November Limbo
By: w1kkp
tags: Comcast, Limbo and I don't mean Rush, Telephone Hell, The Divine Comedy, Verizon
Category: Hell, Rants and Raves, Utilities
Who knew? Dante Alighieri was a contemporary writer despite having died in 1321.
My November began with this view and it’s been straight down, as in hurtling toward the center of the earth Dante “The Divine Comedy” style, since then.
Nothing life threatening, just life numbing.
Dante got close to naming it when he designated “Limbo” as one of the circles of hell.
If he were writing his “Inferno” today, he’d have to include a sub menu for Limbo, initially written as a more ontological state of being. This modern limbo would be called Automated Limbo: a voice mail hell-state of limbo where live human beings are perpetually promised but fail to appear.
I took this photograph early Monday morning, November 2, and since then I’ve been on a permanent loop of 10-30 minute blocks of automated voice hell alternating between “Your call is important to us” to muzak surely composed by those undergoing electrocution.

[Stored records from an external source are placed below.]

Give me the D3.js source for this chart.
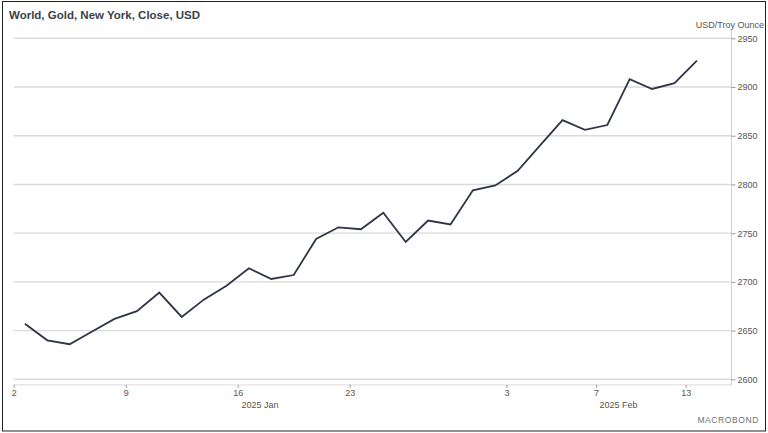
<!DOCTYPE html>
<html>
<head>
<meta charset="utf-8">
<script src="https://cdn.jsdelivr.net/npm/d3@7"></script>
<style>
  body { margin: 0; background: #fff; }
  svg { display: block; font-family: "Liberation Sans", Arial, sans-serif; }
</style>
</head>
<body>
<svg id="chart" width="768" height="433"></svg>
<script>
// business days shown on the axis (one point per day)
const dates = [
  "2025-01-02", "2025-01-03", "2025-01-06", "2025-01-07", "2025-01-08", "2025-01-09",
  "2025-01-10", "2025-01-13", "2025-01-14", "2025-01-15", "2025-01-16", "2025-01-17",
  "2025-01-20", "2025-01-21", "2025-01-22", "2025-01-23", "2025-01-24", "2025-01-27",
  "2025-01-28", "2025-01-29", "2025-01-30", "2025-01-31", "2025-02-03", "2025-02-04",
  "2025-02-05", "2025-02-06", "2025-02-07", "2025-02-10", "2025-02-11", "2025-02-12",
  "2025-02-13"
];
const goldClose = [
  2657, 2640, 2636, 2649, 2662, 2670, 2689, 2664, 2682, 2696, 2714, 2703,
  2707, 2744, 2756, 2754, 2771, 2741, 2763, 2759, 2794, 2799, 2814, 2840,
  2866, 2856, 2861, 2908, 2898, 2904, 2927
];
const xTickDates = ["2025-01-02", "2025-01-09", "2025-01-16", "2025-01-23", "2025-02-03", "2025-02-07", "2025-02-13"];
const months = [
  { label: "2025 Jan", first: "2025-01-02", last: "2025-01-31" },
  { label: "2025 Feb", first: "2025-02-03", last: "2025-02-14" }
];
const yTicks = [2600, 2650, 2700, 2750, 2800, 2850, 2900, 2950];
const title = "World, Gold, New York, Close, USD";
const unit = "USD/Troy Ounce";

const svg = d3.select("#chart");
const plotLeft = 13.7, plotRight = 731.5, plotTop = 38.3, plotBottom = 379.3;

// index of a date on the business-day axis (allow one day past the data)
const idx = (d) => (d === "2025-02-14" ? dates.length : dates.indexOf(d));

const x = d3.scaleLinear().domain([-0.5, 31.5]).range([plotLeft, 730.5]);
const y = d3.scaleLinear().domain([2600, 2950]).range([plotBottom, plotTop]);

// frame
svg.append("rect")
  .attr("x", 2.5).attr("y", 1.5)
  .attr("width", 763).attr("height", 429.5)
  .attr("fill", "none").attr("stroke", "#222").attr("stroke-width", 1);

svg.append("text")
  .attr("x", 9).attr("y", 19)
  .attr("font-size", 11.5).attr("font-weight", "bold")
  .attr("fill", "#3a3f4c")
  .text(title);

// grid
svg.append("g")
  .selectAll("line")
  .data(yTicks)
  .join("line")
  .attr("x1", plotLeft).attr("x2", plotRight)
  .attr("y1", (d) => y(d)).attr("y2", (d) => y(d))
  .attr("stroke", "#dadada").attr("stroke-width", 1.4);

// right axis
const yAxis = svg.append("g")
  .attr("transform", `translate(${plotRight},0)`)
  .call(d3.axisRight(y).tickValues(yTicks).tickSize(4).tickPadding(2).tickFormat(d3.format("d")));
yAxis.select(".domain").attr("stroke", "#cfcfcf").attr("d", `M0,${plotTop - 8}V${plotBottom + 6}`);
yAxis.selectAll(".tick line").attr("stroke", "#999");
yAxis.selectAll(".tick text").attr("fill", "#555").attr("font-size", 9).attr("font-family", "Liberation Sans, Arial, sans-serif");

svg.append("text")
  .attr("x", 764).attr("y", 28)
  .attr("text-anchor", "end")
  .attr("font-size", 9).attr("fill", "#555")
  .text(unit);

// bottom axis
const xAxis = svg.append("g")
  .attr("transform", `translate(0,${plotBottom + 5.5})`)
  .call(d3.axisBottom(x)
    .tickValues(xTickDates.map((d) => idx(d) - 0.5))
    .tickSize(3).tickPadding(2)
    .tickFormat((v, i) => +xTickDates[i].slice(8)));
xAxis.select(".domain").attr("stroke", "#e2e2e2").attr("stroke-width", 1.2).attr("d", `M${plotLeft},0H${plotRight}`);
xAxis.selectAll(".tick line").attr("stroke", "#999");
xAxis.selectAll(".tick text").attr("fill", "#555").attr("font-size", 9).attr("font-family", "Liberation Sans, Arial, sans-serif");

svg.append("g")
  .selectAll("text")
  .data(months)
  .join("text")
  .attr("x", (d) => (x(idx(d.first) - 0.5) + x(idx(d.last) + 0.5)) / 2)
  .attr("y", 408)
  .attr("text-anchor", "middle")
  .attr("font-size", 9).attr("fill", "#555")
  .text((d) => d.label);

// series
svg.append("path")
  .datum(goldClose)
  .attr("fill", "none")
  .attr("stroke", "#2f3547")
  .attr("stroke-width", 1.8)
  .attr("stroke-linejoin", "miter")
  .attr("d", d3.line().x((d, i) => x(i)).y((d) => y(d)));

// logo
svg.append("text")
  .attr("x", 759).attr("y", 423)
  .attr("text-anchor", "end")
  .attr("font-size", 8.5).attr("letter-spacing", 0.6)
  .attr("fill", "#6d7078")
  .text("MACROBOND");
</script>
</body>
</html>
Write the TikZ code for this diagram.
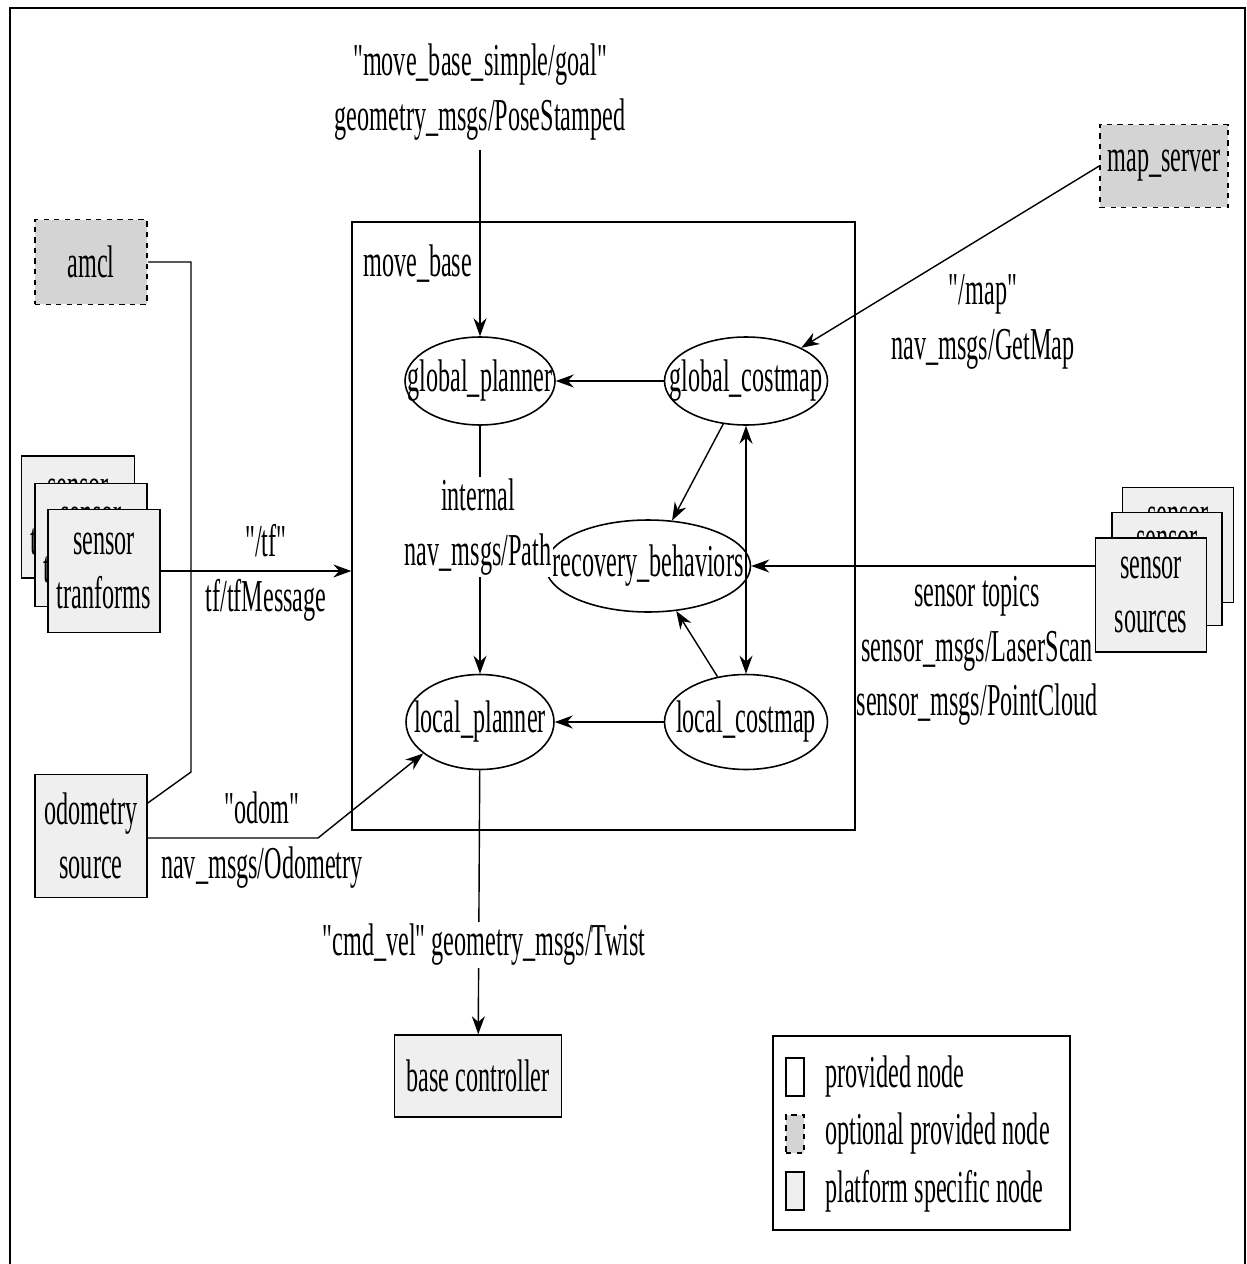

The object of my calls has been Verizon and Comcast and a local physician’s office but I know this could be just about any customer service line still in business today. All businesses with the exception of Nordstroms, which unfortunately (Are you listening President Obama?), is not yet in charge of Utilities such as internet, phone and cable services or the “public” health plan option and medical prescriptions.
The result of all this voice hell? My residential service was inadvertently canceled so now I have to use my cell phone to get to Dante’s Limbo. Ever listened to Musak on a cell phone speaker for 10 minutes?The next call shall be to the ear doctor.
Oi.
Dante and Virgil, his guide, survived the rings of hell, right?
I’m not sure they’re making it out of Limbo Voice Hell to Paradiso in 2009.